While the high court's ruling applies to government not private discrimination, the government extends so far now with funding and such that private entities operating under those benefits are "now kind of suspect," she said.

Religious schools

Questions about religious schools came up during oral arguments in the Supreme Court case in April, but weren't addressed in the court's opinion Friday. Solicitor General Donald B. Verrilli told the justices that the tax-exempt status for churches would be an issue to decide later.

Rosky called Verrilli's statements a disservice to the country and said it's "completely unrealistic" that religious schools would lose their tax status if they don't recognize same-sex marriage.

The Catholic Church, LDS Church and orthodox Jews already discriminate based on sex because they don't allow women to join their priesthoods, he said.

"No one has ever attempted to revoke the tax-exempt status of any of those churches because they discriminate based on sex. Even less would anyone try to revoke their tax-exempt status because they discriminate based on sexual orientation," he said.

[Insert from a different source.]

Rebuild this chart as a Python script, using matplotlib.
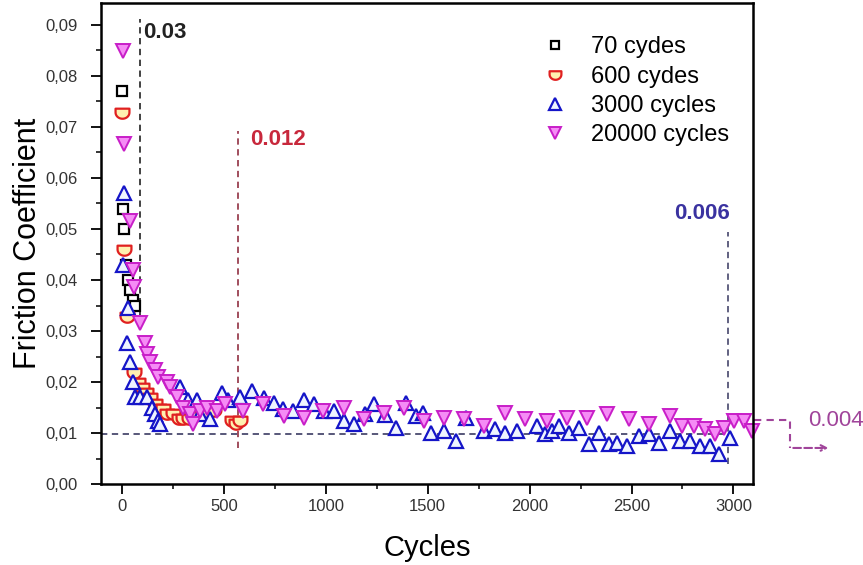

Rosky said the Supreme Court opinion marks the end of government discrimination against gay Americans, and any laws that discriminate against them can't survive the ruling.

But it is not the end of private discrimination, which he said will have to be taken up by state legislatures and Congress.

"This is a historic moment for this movement," Rosky said. "But it's not over by a long shot. There's a lot of very challenging work to do."